Les crédits qui lui sont dédiés progressent de 5 millions d’euros pour atteindre 39 millions d’euros en 2020, auxquels s’ajouteront les 10 millions d’euros non consommés en 2019. Cela traduit une montée en charge de cet outil d’émancipation culturelle, pour l’heure expérimental, qui s’adresse à 150 000 jeunes dans 14 départements.
Une campagne de communication renforcée sera lancée dans les territoires concernés, en lien avec les directions régionales des affaires culturelles (DRAC)
Il faudra ensuite évaluer le dispositif, au plan à la fois quantitatif et qualitatif, tant du point de vue des jeunes que de celui des offreurs, avant d’envisager la généralisation du dispositif à l’horizon de 2022.
Le Sénat, à travers sa commission de la culture, a tenu à souligner que l’essor du pass culture ne devait pas faire oublier le reste des actions propres à l’irrigation culturelle du territoire, notamment tout ce qui concerne le programme Objectif 100 % éducation artistique et culturelle, programme auquel la Haute Assemblée est très attachée et qui, bien sûr, devra lui aussi être évalué.
Ma seconde remarque porte sur les programmes de modernisation du système informatique du ministère de la culture et, surtout, sur la réduction du nombre des sites parisiens de ce dernier.
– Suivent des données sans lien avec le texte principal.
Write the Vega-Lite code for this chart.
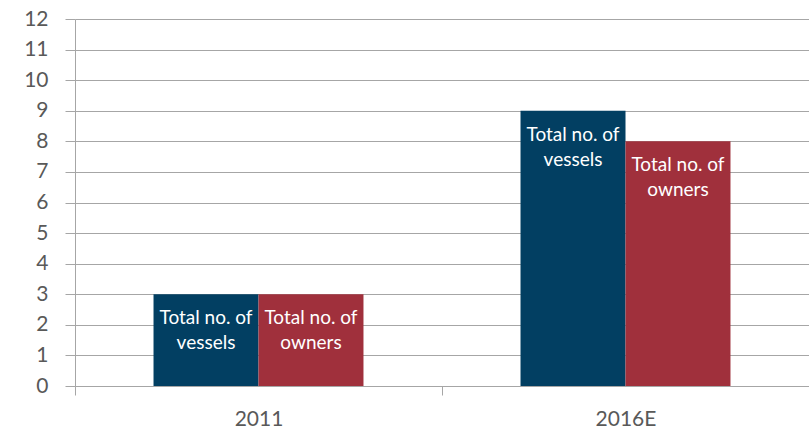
{
  "$schema": "https://vega.github.io/schema/vega-lite/v6.json",
  "width": 734,
  "height": 367,
  "autosize": "none",
  "padding": {"left": 75, "top": 19, "right": 0, "bottom": 49},
  "background": "white",
  "config": {"view": {"stroke": null}, "font": "Lato"},
  "data": {"values": [
    {"year": "2011", "series": "vessels", "value": 3, "l1": "Total no. of", "l2": "vessels"},
    {"year": "2011", "series": "owners", "value": 3, "l1": "Total no. of", "l2": "owners"},
    {"year": "2016E", "series": "vessels", "value": 9, "l1": "Total no. of", "l2": "vessels"},
    {"year": "2016E", "series": "owners", "value": 8, "l1": "Total no. of", "l2": "owners"}
  ]},
  "encoding": {
    "x": {"field": "year", "type": "nominal", "sort": ["2011", "2016E"],
      "scale": {"paddingInner": 0, "paddingOuter": 0},
      "axis": {"title": null, "labelAngle": 0, "labelFontSize": 21, "labelColor": "#595959", "labelFont": "Lato",
        "domainColor": "#A6A6A6", "tickColor": "#A6A6A6", "tickBand": "extent", "tickSize": 9, "labelPadding": 13, "grid": false}},
    "xOffset": {"field": "series", "type": "nominal", "sort": ["vessels", "owners"], "scale": {"paddingInner": 0, "paddingOuter": 0.748}},
    "y": {"field": "value", "type": "quantitative", "scale": {"domain": [0, 12], "nice": false},
      "axis": {"title": null, "values": [0,1,2,3,4,5,6,7,8,9,10,11,12], "labelOverlap": false, "labelFontSize": 21, "labelColor": "#595959",
        "domainColor": "#A6A6A6", "tickColor": "#A6A6A6", "gridColor": "#A6A6A6", "grid": true, "tickSize": 10, "labelPadding": 17}}
  },
  "layer": [
    {"mark": {"type": "bar"},
     "encoding": {"color": {"field": "series", "type": "nominal", "sort": ["vessels", "owners"],
        "scale": {"domain": ["vessels", "owners"], "range": ["#023F62", "#A0303C"]}, "legend": null}}},
    {"mark": {"type": "text", "color": "white", "fontSize": 19, "baseline": "top", "dy": 15, "font": "Lato"},
     "encoding": {"text": {"field": "l1"}}},
    {"mark": {"type": "text", "color": "white", "fontSize": 19, "baseline": "top", "dy": 40, "font": "Lato"},
     "encoding": {"text": {"field": "l2"}}}
  ]
}
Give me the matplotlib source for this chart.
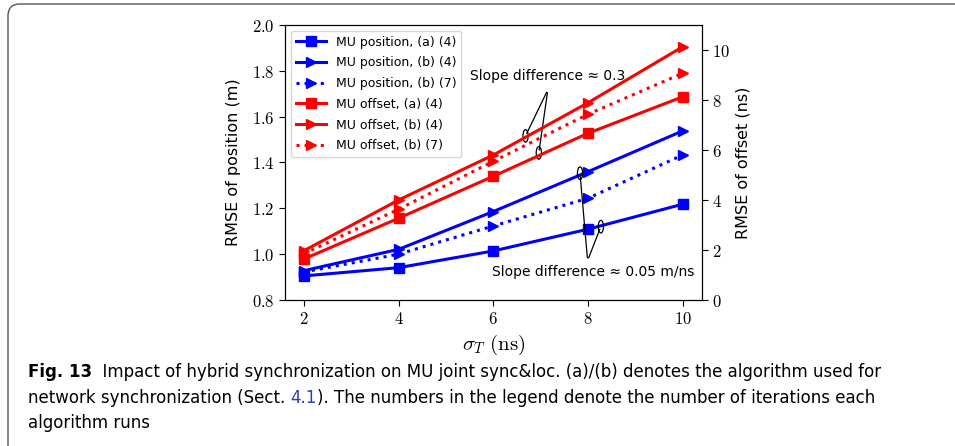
import matplotlib
matplotlib.use("Agg")
import matplotlib.pyplot as plt
from matplotlib.patches import Ellipse, PathPatch
from matplotlib.path import Path
from matplotlib.transforms import IdentityTransform
from matplotlib.ticker import FuncFormatter

plt.rcParams["mathtext.fontset"] = "cm"
plt.rcParams["font.family"] = ["DejaVu Sans"]

# data
sigma_t = [2, 4, 6, 8, 10]
pos_a4 = [0.905, 0.941, 1.014, 1.109, 1.218]
pos_b4 = [0.928, 1.021, 1.186, 1.360, 1.538]
pos_b7 = [0.922, 1.000, 1.123, 1.244, 1.433]
off_a4 = [1.64, 3.27, 4.95, 6.67, 8.13]
off_b4 = [1.97, 4.00, 5.80, 7.89, 10.13]
off_b7 = [1.85, 3.63, 5.55, 7.43, 9.07]

labels = [
    "MU position, (a) (4)", "MU position, (b) (4)", "MU position, (b) (7)",
    "MU offset, (a) (4)", "MU offset, (b) (4)", "MU offset, (b) (7)",
]

caption_bold = "Fig. 13"
caption_1 = "  Impact of hybrid synchronization on MU joint sync&loc. (a)/(b) denotes the algorithm used for"
caption_2a = "network synchronization (Sect. "
caption_2b = "4.1"
caption_2c = "). The numbers in the legend denote the number of iterations each"
caption_3 = "algorithm runs"

fig = plt.figure(figsize=(9.55, 4.46), dpi=100)

# page frame: left edge + rounded corner + top edge, in pixels
frame_path = Path(
    [(8, -5), (8, 430), (8, 442), (20, 442), (960, 442)],
    [Path.MOVETO, Path.LINETO, Path.CURVE3, Path.CURVE3, Path.LINETO],
)
fig.patches.append(PathPatch(frame_path, transform=IdentityTransform(), fill=False,
                             edgecolor="#555555", lw=1.0))

ax = fig.add_axes([0.2984, 0.3274, 0.4364, 0.6166])
ax2 = ax.twinx()

lw, ms = 2.2, 7
h1, = ax.plot(sigma_t, pos_a4, color="blue", marker="s", lw=lw, ms=ms)
h2, = ax.plot(sigma_t, pos_b4, color="blue", marker=">", lw=lw, ms=ms)
h3, = ax.plot(sigma_t, pos_b7, color="blue", marker=">", lw=lw, ms=ms, ls=":")
h4, = ax2.plot(sigma_t, off_a4, color="red", marker="s", lw=lw, ms=ms)
h5, = ax2.plot(sigma_t, off_b4, color="red", marker=">", lw=lw, ms=ms)
h6, = ax2.plot(sigma_t, off_b7, color="red", marker=">", lw=lw, ms=ms, ls=":")

ax.set_xlim(1.6, 10.4)
ax.set_ylim(0.8, 2.0)
ax2.set_ylim(0, 11)
ax.set_xticks([2, 4, 6, 8, 10])
ax.set_yticks([0.8, 1.0, 1.2, 1.4, 1.6, 1.8, 2.0])
ax2.set_yticks([0, 2, 4, 6, 8, 10])
ax.xaxis.set_major_formatter(FuncFormatter(lambda v, p: f"${v:.0f}$"))
ax.yaxis.set_major_formatter(FuncFormatter(lambda v, p: f"${v:.1f}$"))
ax2.yaxis.set_major_formatter(FuncFormatter(lambda v, p: f"${v:.0f}$"))
for a in (ax, ax2):
    a.tick_params(labelsize=12, length=4)
ax.set_xlabel(r"$\sigma_T\ \mathrm{(ns)}$", fontsize=15, labelpad=3)
ax.set_ylabel("RMSE of position (m)", fontsize=11.5, labelpad=8)
ax2.set_ylabel("RMSE of offset (ns)", fontsize=11.5, labelpad=4)

ax.legend([h1, h2, h3, h4, h5, h6], labels, loc="upper left", fontsize=9,
          handlelength=2.4, borderaxespad=0.45, labelspacing=0.62)

# slope annotations
ann_kw = dict(arrowprops=dict(arrowstyle="-", color="black", lw=0.9))
ax.annotate("", xy=(6.68, 1.516), xytext=(7.15, 1.717), **ann_kw)
ax.annotate("", xy=(6.96, 1.442), xytext=(7.15, 1.717), **ann_kw)
ax.text(7.15, 1.779, "Slope difference \u2248 0.3", ha="center", va="center", fontsize=10)
ax.annotate("", xy=(7.83, 1.353), xytext=(7.99, 0.972), **ann_kw)
ax.annotate("", xy=(8.27, 1.12), xytext=(7.99, 0.972), **ann_kw)
ax.text(8.10, 0.924, "Slope difference \u2248 0.05 m/ns", ha="center", va="center", fontsize=10)
for ex, ey in [(6.68, 1.516), (6.96, 1.442), (7.83, 1.353), (8.27, 1.12)]:
    ax.add_patch(Ellipse((ex, ey), 0.11, 0.055, fill=False, edgecolor="black", lw=0.9, zorder=5))

# caption
cap_font = ["DejaVu Sans"]
t = fig.text(28 / 955, 1 - 372 / 446, caption_bold, fontsize=12, fontweight="bold",
             family=cap_font, va="center")
ax.annotate(caption_1, xy=(1, 0), xycoords=t, va="bottom", fontsize=12, family=cap_font,
            annotation_clip=False)
t2 = fig.text(28 / 955, 1 - 398 / 446, caption_2a, fontsize=12, family=cap_font, va="center")
t3 = ax.annotate(caption_2b, xy=(1, 0), xycoords=t2, va="bottom", fontsize=12, family=cap_font,
                 color="#2a3fbf", annotation_clip=False)
ax.annotate(caption_2c, xy=(1, 0), xycoords=t3, va="bottom", fontsize=12, family=cap_font,
            annotation_clip=False)
fig.text(28 / 955, 1 - 423 / 446, caption_3, fontsize=12, family=cap_font, va="center")

fig.savefig("out.png", dpi=100)
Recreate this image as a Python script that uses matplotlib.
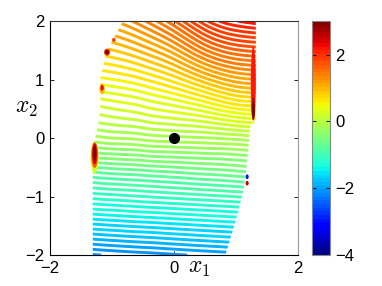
import numpy as np
import matplotlib
matplotlib.use("Agg")
import matplotlib.pyplot as plt
import matplotlib.tri as mtri
from matplotlib.patches import Polygon, Ellipse
from matplotlib.colors import Normalize
from matplotlib.cm import ScalarMappable

plt.rcParams["font.family"] = ["Liberation Sans", "DejaVu Sans"]
plt.rcParams["mathtext.fontset"] = "cm"

# level values on a coarse grid (rows: x2, cols: x1)
x1_grid = [-1.4, -1.0, -0.5, 0.0, 0.5, 1.0, 1.4]
x2_grid = [-2.0, -1.5, -1.0, -0.5, 0.0, 0.5, 1.0, 1.5, 2.0]
z_grid = [
    [-2.14, -2.11, -2.08, -2.05, -2.02, -1.99, -1.96],
    [-1.65, -1.62, -1.59, -1.56, -1.53, -1.50, -1.47],
    [-1.16, -1.13, -1.10, -1.07, -1.04, -1.01, -0.98],
    [-0.68, -0.65, -0.62, -0.59, -0.56, -0.53, -0.50],
    [-0.19, -0.16, -0.13, -0.10, -0.08, -0.05, -0.02],
    [0.14, 0.18, 0.24, 0.31, 0.40, 0.52, 0.55],
    [0.48, 0.52, 0.60, 0.73, 0.92, 1.08, 1.12],
    [0.82, 0.86, 0.98, 1.17, 1.45, 1.62, 1.66],
    [1.15, 1.20, 1.36, 1.62, 1.95, 2.14, 2.20],
]

# outline of the region where the level sets were computed
edge_x1 = [-1.31, -1.31, -1.31, -1.22, -1.19, -1.19, -1.10, -0.95, -0.82,
           1.32, 1.32, 1.23, 1.18, 1.12, 1.05, 0.97, 0.90, 0.83]
edge_x2 = [-2.0, -1.0, -0.2, 0.25, 0.5, 1.0, 1.45, 1.75, 2.0,
           2.0, 0.3, 0.2, -0.4, -0.9, -1.2, -1.5, -1.75, -2.0]

# spikes of the function at the region border (drawn big to small)
blob_x1 = [-1.28, -1.28, -1.28, -1.28, -1.16, -1.16, -1.08, -1.08, -0.97,
           1.28, 1.28, 1.28, 1.18, 1.18]
blob_x2 = [-0.33, -0.29, -0.27, -0.25, 0.84, 0.86, 1.47, 1.47, 1.68,
           0.95, 0.50, 0.48, -0.66, -0.77]
blob_w = [0.13, 0.11, 0.08, 0.05, 0.09, 0.05, 0.10, 0.06, 0.06,
          0.08, 0.06, 0.04, 0.05, 0.05]
blob_h = [0.55, 0.44, 0.36, 0.26, 0.18, 0.10, 0.12, 0.08, 0.07,
          1.25, 0.40, 0.25, 0.08, 0.08]
blob_z = [0.2, 1.6, 2.4, 3.0, 1.0, 2.3, 2.0, 3.0, 1.8,
          2.2, 2.6, 3.0, -3.0, 2.5]

equilibrium_x1 = [0.0]
equilibrium_x2 = [0.0]

z_min, z_max = -4, 3
n_levels = 83
cbar_ticks = [-4, -2, 0, 2]
x_ticks = [-2, 0, 2]
y_ticks = [-2, -1, 0, 1, 2]

cmap = plt.get_cmap("jet", 64)
norm = Normalize(vmin=z_min, vmax=z_max)

fig = plt.figure(figsize=(3.82, 2.86), dpi=100)
ax = fig.add_axes([0.131, 0.108, 0.649, 0.818])
cax = fig.add_axes([0.817, 0.108, 0.047, 0.818])

X, Y = np.meshgrid(x1_grid, x2_grid)
Z = np.array(z_grid).ravel()
tri = mtri.Triangulation(X.ravel(), Y.ravel())
interp = mtri.CubicTriInterpolator(tri, Z, kind="min_E")
tri_f, z_f = mtri.UniformTriRefiner(tri).refine_field(Z, triinterpolator=interp, subdiv=4)

levels = np.linspace(z_min, z_max, n_levels)
cs = ax.tricontour(tri_f, z_f, levels=levels, cmap=cmap, norm=norm, linewidths=2.1)
region = Polygon(np.column_stack([edge_x1, edge_x2]), closed=True, transform=ax.transData)
cs.set_clip_path(region)

for bx, by, bw, bh, bz in zip(blob_x1, blob_x2, blob_w, blob_h, blob_z):
    ax.add_patch(Ellipse((bx, by), bw, bh, color=cmap(norm(bz)), lw=0, zorder=3))

ax.plot(equilibrium_x1, equilibrium_x2, "o", color="black", ms=7, zorder=5)

ax.set_xlim(-2, 2)
ax.set_ylim(-2, 2)
ax.set_xticks(x_ticks)
ax.set_yticks(y_ticks)
ax.tick_params(direction="in", length=3, width=0.6, labelsize=12,
               top=True, right=True, pad=4)
for side in ax.spines:
    ax.spines[side].set_linewidth(0.8)
ax.spines["top"].set_color("#333333")
ax.spines["right"].set_color("#999999")

ax.text(0.60, -0.055, r"$x_1$", transform=ax.transAxes, fontsize=17,
        ha="center", va="center")
ax.text(-0.093, 0.63, r"$x_2$", transform=ax.transAxes, fontsize=17,
        ha="center", va="center")

sm = ScalarMappable(norm=norm, cmap=cmap)
cb = fig.colorbar(sm, cax=cax, ticks=cbar_ticks)
cb.outline.set_edgecolor("#888888")
cb.outline.set_linewidth(0.8)
cax.tick_params(direction="in", length=3, width=0.6, labelsize=12, left=True, right=True)

fig.savefig("out.png", dpi=100)
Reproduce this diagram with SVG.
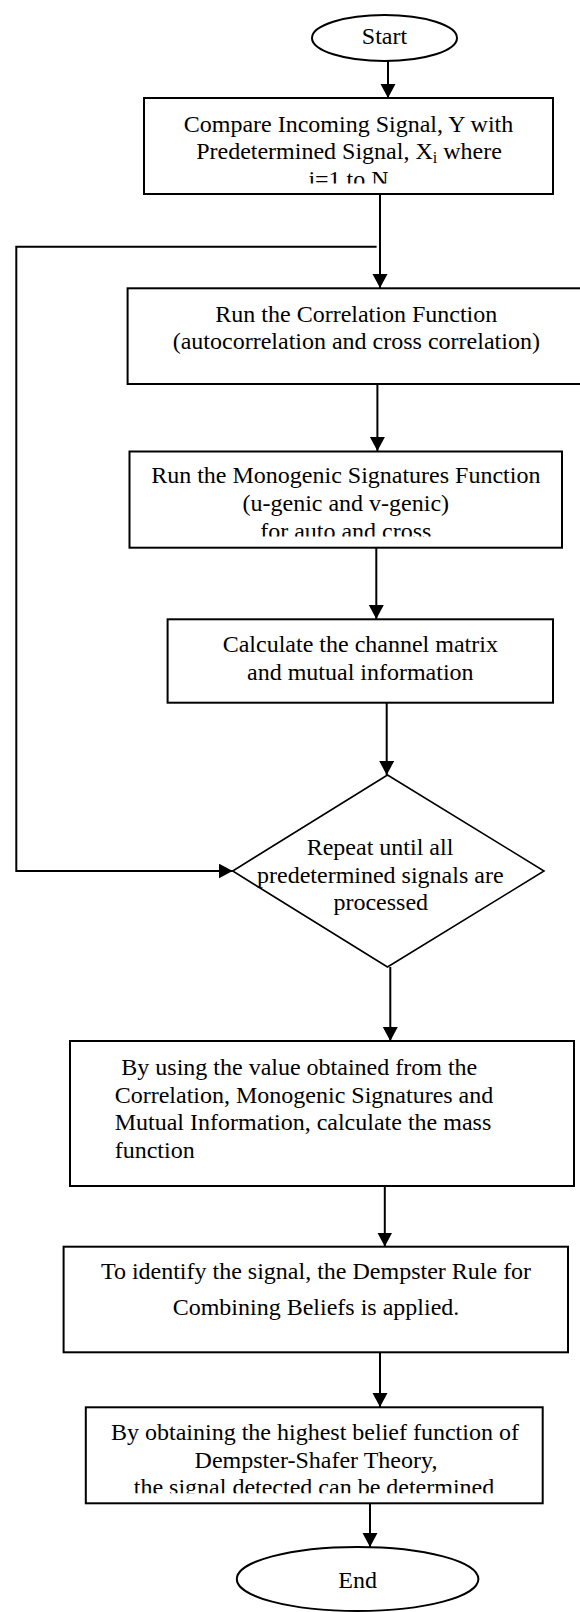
<svg xmlns="http://www.w3.org/2000/svg" width="580" height="1612" viewBox="0 0 580 1612">
  <style>
    .shape { fill: #ffffff; stroke: #000000; stroke-width: 2; }
    .diamond { fill: #ffffff; stroke: #000000; stroke-width: 1.6; }
    .conn { fill: none; stroke: #000000; stroke-width: 2; }
    .t { font-family: "Liberation Serif", "Times New Roman", serif; font-size: 24px; fill: #000000; }
    .c { text-anchor: middle; }
  </style>
  <defs>
    <marker id="arrow" markerUnits="userSpaceOnUse" markerWidth="16" markerHeight="16" refX="14" refY="7.5" orient="auto">
      <path d="M0,0 L14,7.5 L0,15 z" fill="#000000"/>
    </marker>
    <clipPath id="clip1"><rect x="144" y="98" width="409" height="85.5"/></clipPath>
    <clipPath id="clip3"><rect x="129.5" y="451.5" width="432.5" height="85"/></clipPath>
    <clipPath id="clip7"><rect x="85.8" y="1407.3" width="457" height="86"/></clipPath>
  </defs>
  <rect width="580" height="1612" fill="#ffffff"/>

  <g id="connectors">
    <line class="conn" x1="388" y1="60" x2="388" y2="98" marker-end="url(#arrow)"/>
    <line class="conn" x1="380" y1="194" x2="380" y2="288" marker-end="url(#arrow)"/>
    <line class="conn" x1="377.4" y1="384" x2="377.4" y2="451" marker-end="url(#arrow)"/>
    <line class="conn" x1="376.3" y1="547.7" x2="376.3" y2="619" marker-end="url(#arrow)"/>
    <line class="conn" x1="386.7" y1="702.7" x2="386.7" y2="775" marker-end="url(#arrow)"/>
    <line class="conn" x1="390.3" y1="967" x2="390.3" y2="1041" marker-end="url(#arrow)"/>
    <line class="conn" x1="384.8" y1="1186" x2="384.8" y2="1246.5" marker-end="url(#arrow)"/>
    <line class="conn" x1="380" y1="1347" x2="380" y2="1407" marker-end="url(#arrow)"/>
    <line class="conn" x1="370" y1="1500" x2="370" y2="1547" marker-end="url(#arrow)"/>
    <path class="conn" d="M376.6,246.7 H16.3 V871 H232.7" marker-end="url(#arrow)"/>
  </g>

  <g id="start">
    <ellipse class="shape" cx="384.5" cy="38" rx="72.5" ry="23"/>
    <text class="t c" x="384.5" y="44">Start</text>
  </g>

  <g id="compare">
    <rect class="shape" x="144" y="98" width="409" height="96"/>
    <g clip-path="url(#clip1)">
      <text class="t c" x="348.5" y="131.7">Compare Incoming Signal, Y with</text>
      <text class="t c" x="349" y="159.3">Predetermined Signal, X<tspan font-size="16" dy="4">i</tspan><tspan dy="-4"> where</tspan></text>
      <text class="t c" x="348.5" y="187">i=1 to N</text>
    </g>
  </g>

  <g id="correlation">
    <rect class="shape" x="127.6" y="288.3" width="457.4" height="95.7"/>
    <text class="t c" x="356.3" y="321.5">Run the Correlation Function</text>
    <text class="t c" x="356.3" y="349.1">(autocorrelation and cross correlation)</text>
  </g>

  <g id="monogenic">
    <rect class="shape" x="129.5" y="451.5" width="432.5" height="96.2"/>
    <g clip-path="url(#clip3)">
      <text class="t c" x="345.8" y="483.3">Run the Monogenic Signatures Function</text>
      <text class="t c" x="345.8" y="510.9">(u-genic and v-genic)</text>
      <text class="t c" x="345.8" y="538.5">for auto and cross</text>
    </g>
  </g>

  <g id="channel">
    <rect class="shape" x="167.6" y="619.3" width="385.4" height="83.4"/>
    <text class="t c" x="360.3" y="652.3">Calculate the channel matrix</text>
    <text class="t c" x="360.3" y="680.3">and mutual information</text>
  </g>

  <g id="repeat">
    <polygon class="diamond" points="387.5,775 544,871 387.5,967 232.7,871"/>
    <text class="t c" x="380" y="855">Repeat until all</text>
    <text class="t c" x="380.3" y="882.6">predetermined signals are</text>
    <text class="t c" x="380.8" y="910">processed</text>
  </g>

  <g id="mass">
    <rect class="shape" x="70" y="1041" width="504" height="145"/>
    <text class="t" x="121.3" y="1075">By using the value obtained from the</text>
    <text class="t" x="114.7" y="1102.5">Correlation, Monogenic Signatures and</text>
    <text class="t" x="114.7" y="1130">Mutual Information, calculate the mass</text>
    <text class="t" x="114.7" y="1157.5">function</text>
  </g>

  <g id="dempster">
    <rect class="shape" x="63.6" y="1246.7" width="504.4" height="105.6"/>
    <text class="t c" x="316" y="1279.3">To identify the signal, the Dempster Rule for</text>
    <text class="t c" x="316" y="1315">Combining Beliefs is applied.</text>
  </g>

  <g id="belief">
    <rect class="shape" x="85.8" y="1407.3" width="456.9" height="96"/>
    <g clip-path="url(#clip7)">
      <text class="t c" x="315" y="1440">By obtaining the highest belief function of</text>
      <text class="t c" x="316" y="1467.6">Dempster-Shafer Theory,</text>
      <text class="t c" x="314" y="1495.2">the signal detected can be determined</text>
    </g>
  </g>

  <g id="end">
    <ellipse class="shape" cx="357.6" cy="1579" rx="120.8" ry="32"/>
    <text class="t c" x="357.6" y="1588.3">End</text>
  </g>
</svg>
Ces évolutions participent d’un effort de rationalisation de la dépense publique, qu’il convient de saluer. Cela permet de compenser les coûts liés à la nécessaire revalorisation de la grille indemnitaire des agents du ministère de la culture – un très beau ministère, mais dont les équipes ne bénéficient pas toujours des mêmes primes que celles des autres ministères. Il faut donc renforcer son attractivité et éviter les vacances de poste, ce qui passe par la poursuite de cette revalorisation de grille indemnitaire.
C’est ainsi, mes chers collègues, qu’un programme d’économies, d’un côté, peut permettre d’assumer le renforcement de certaines dépenses, de l’autre, et ce afin que le ministère de la culture reste, en cette année anniversaire, un ministère vibrant et vivant au service des territoires.